An unknown financial future also contributes to depression.
“Research says, if you are around 25 years old, being a paraplegic will cost about $2.5 million across your lifetime,” said Luna. “It usually costs about $100,000 a year just for all the doctors you have to see, all the therapy you have to receive. Most people who are paralyzed aren’t able to work. The small percentage that can average about $15,000 a year. Trying to get the resources you need is so hard for most paraplegics.”
One of those people could be Deven Grove, a McMinnville man who was shot and paralyzed at the beginning of July. Donations for Grove are being accepted at Homeland Community Bank on North Chancery Street. An account has been established under Ola Johnson, aunt of Grove.
“I want us to come together as a community and at least get him to The Shepherd Center,” said Luna. “Yes, it is extremely expensive. But, if I hadn’t went to The Shepherd Center … my 90 days there were vital. If everybody would just give $1, we can get him there. I’m so worried about him. I had all this support, but most people don’t. He’s got a long road ahead of him. I was 38 when it happened. This man is 25.”
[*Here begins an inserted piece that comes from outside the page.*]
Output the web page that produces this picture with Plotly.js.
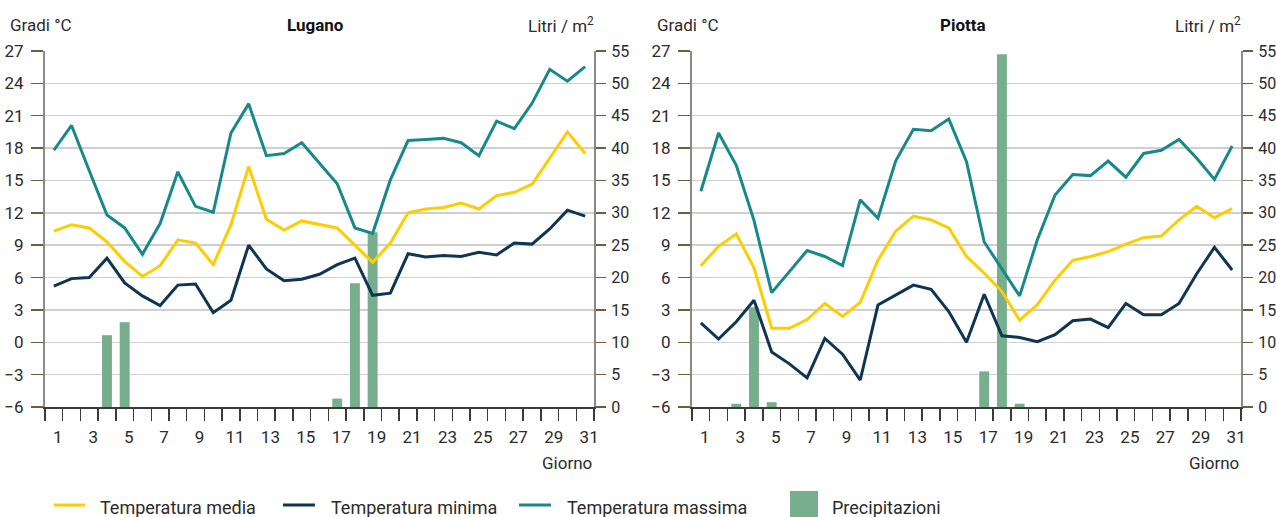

Grove was shot three times with a 40-caliber handgun by a disgruntled roommate. One of those bullets shattered his C-7 vertebrae, causing paralysis.
In August, Grove’s family reported the need to get him into The Shepherd Center. The cost for 56 days of treatment required an $112,000 deposit, followed by an additional $112,000.
“We need to rally around this man and get him what he needs,” said Luna. “He’s going to have a hard road ahead of him. You have to have family support and community support behind you in order to make it. I just wanted to put this out there. I hate doing interviews, honestly, but he needs the community to support him. Let’s not let this become one forgotten moment in time for us while he’s still struggling to cope.”
William Dejesus Fernandez, 21, has been charged in the shooting incident involving Grove. That case has yet to be resolved.
In Luna’s case, Foster pleaded guilty to two counts of attempted first-degree murder, two counts of use of a firearm during a felony and one count of carrying a weapon on school property. He was given 56 years.